I sent everyone away, 'cause I really wanted to work up a great [guitar] solo. I got my sound set up, got a nice bottle of vodka. I said to Dennis Kirk [who helped engineer], “Okay, run the tape!” The solo came up; I played it. I looked at Dennis, I played it back and said, “That's it!” I didn't even get to open the vodka! Then I put a harmony on it, and it was finished. The solo took as long as it takes to hear it.
It ended up taking nine months to complete the sessions for Excitable Boy since Jackson was busy touring. Warren went on a binge and Waddy kept plugging away on sessions for other artists. Before the final tracks for “Werewolves of London” were ready for mixing, Warren decided it still needed some work.

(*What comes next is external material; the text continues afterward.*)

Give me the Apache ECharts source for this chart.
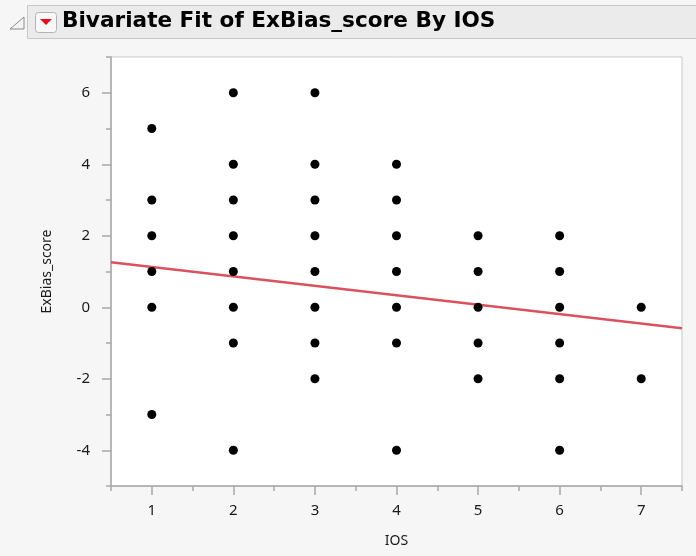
<!DOCTYPE html>
<html><head><meta charset="utf-8">
<script src="https://cdn.jsdelivr.net/npm/echarts@6/dist/echarts.min.js"></script>
<style>html,body{margin:0;padding:0;background:#f6f6f6;}#c{width:696px;height:556px;}</style>
</head><body><div id="c"></div>
<script>
// IOS categories and ExBias_score values observed at each
const iosLevels = [1, 2, 3, 4, 5, 6, 7];
const scoresAtIOS1 = [5, 3, 2, 1, 0, -3];
const scoresAtIOS2 = [6, 4, 3, 2, 1, 0, -1, -4];
const scoresAtIOS3 = [6, 4, 3, 2, 1, 0, -1, -2];
const scoresAtIOS4 = [4, 3, 2, 1, 0, -1, -4];
const scoresAtIOS5 = [2, 1, 0, -1, -2];
const scoresAtIOS6 = [2, 1, 0, -1, -2, -4];
const scoresAtIOS7 = [0, -2];
// linear fit line end points
const fitX = [0.5, 7.5];
const fitY = [1.26, -0.59];
// tick labels
const xTicks = [1, 2, 3, 4, 5, 6, 7];
const xMinorTicks = [0.5, 1.5, 2.5, 3.5, 4.5, 5.5, 6.5, 7.5];
const yTicks = [-4, -2, 0, 2, 4, 6];
const yMinorTicks = [-5, -3, -1, 1, 3, 5, 7];

const allScores = [scoresAtIOS1, scoresAtIOS2, scoresAtIOS3, scoresAtIOS4, scoresAtIOS5, scoresAtIOS6, scoresAtIOS7];
const points = [];
iosLevels.forEach((x, i) => allScores[i].forEach(y => points.push([x, y])));
const fitLine = fitX.map((x, i) => [x, fitY[i]]);

const FONT = 'Noto Sans';
const axisCol = '#a8a8a8';
const textCol = '#1a1a1a';

const chart = echarts.init(document.getElementById('c'), null, {renderer: 'canvas'});
chart.setOption({
  backgroundColor: '#f6f6f6',
  animation: false,
  grid: {left: 111, right: 14, top: 57, bottom: 70, show: true, backgroundColor: '#fff', borderColor: '#c8c8c8', borderWidth: 1},
  xAxis: [{
    type: 'value', min: 0.5, max: 7.5, splitLine: {show: false},
    name: 'IOS', nameLocation: 'middle', nameGap: 48,
    nameTextStyle: {fontFamily: FONT, fontSize: 14, color: textCol},
    axisLine: {show: true, onZero: false, lineStyle: {color: axisCol, width: 1.5}},
    axisTick: {show: true, customValues: xTicks, length: 9, lineStyle: {color: axisCol, width: 1.5}},
    axisLabel: {customValues: xTicks, margin: 17, fontFamily: FONT, fontSize: 15, color: textCol}
  }, {
    type: 'value', min: 0.5, max: 7.5, position: 'bottom', splitLine: {show: false},
    axisLine: {show: false, onZero: false},
    axisTick: {show: true, customValues: xMinorTicks, length: 5, lineStyle: {color: axisCol, width: 1.5}},
    axisLabel: {show: false}
  }],
  yAxis: [{
    type: 'value', min: -5, max: 7, splitLine: {show: false},
    name: 'ExBias_score', nameLocation: 'middle', nameGap: 57,
    nameTextStyle: {fontFamily: FONT, fontSize: 14, color: textCol},
    axisLine: {show: true, onZero: false, lineStyle: {color: axisCol, width: 1.5}},
    axisTick: {show: true, customValues: yTicks, length: 9, lineStyle: {color: axisCol, width: 1.5}},
    axisLabel: {customValues: yTicks, margin: 21, fontFamily: FONT, fontSize: 15, color: textCol}
  }, {
    type: 'value', min: -5, max: 7, position: 'left', splitLine: {show: false},
    axisLine: {show: false, onZero: false},
    axisTick: {show: true, customValues: yMinorTicks, length: 5, lineStyle: {color: axisCol, width: 1.5}},
    axisLabel: {show: false}
  }],
  series: [{
    type: 'line', data: fitLine, symbol: 'none', z: 3,
    lineStyle: {color: '#d9525e', width: 2.5}
  }, {
    type: 'scatter', data: points, symbol: 'circle', symbolSize: 9, z: 4,
    itemStyle: {color: '#000', opacity: 1}
  }],
  graphic: [
    {type: 'rect', shape: {x: 27.5, y: 5.5, width: 680, height: 33}, style: {fill: '#ebebeb', stroke: '#c8c8c8', lineWidth: 1}},
    {type: 'polygon', shape: {points: [[10, 29], [24, 29], [24, 17]]}, style: {fill: '#f4f4f4', stroke: '#8a8a8a', lineWidth: 1}},
    {type: 'rect', shape: {x: 35.5, y: 12.5, width: 21, height: 20, r: 3}, style: {fill: '#f8f8f8', stroke: '#b4b4b4', lineWidth: 1}},
    {type: 'polygon', shape: {points: [[40, 19], [52, 19], [46, 25]]}, style: {fill: '#e0101e'}},
    {type: 'text', left: 62, top: 10, style: {text: 'Bivariate Fit of ExBias_score By IOS', fontFamily: 'DejaVu Sans', fontWeight: 'bold', fontSize: 21.6, fill: '#000'}}
  ]
});
</script></body></html>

Waddy: Warren wasn't happy with one of the last lines. “I've gotta have one more line, Waddy!” “Okay, Warren, you're the guy!” So I'm on the road, and I get this call: “Waddy, it's Warren. I've got the last line - ‘I saw a werewolf drinking a pina colada at Trader Vic's, and his hair was perfect.’ “ “That's it?” “That's it!” “Okay, Warren. Whatever you say!” And strange as it was, it was the right line. That's Warren. [laughing]"
Ladanyi: "Part of what I learned from David Hassinger is that you're kind of mixing as you go along, from the birth of the recording. So it's not like the mix is going to be some great revelation usually. Waddy and Jackson let me do my thing with the sound and the EQ and the effects and the reverb and the placement, and then they would be very involved with the balance of instruments, and they helped with the rides. We didn't have computers back then, so we needed hands on the board to move faders."
Excitable Boy was released in the spring of 1978, and Asylum chose "Werewolves of London" as the single.
Waddy: "Warren and I were completely insulted! “What's wrong with these people?!” And sure enough, it became the biggest hit Warren ever had.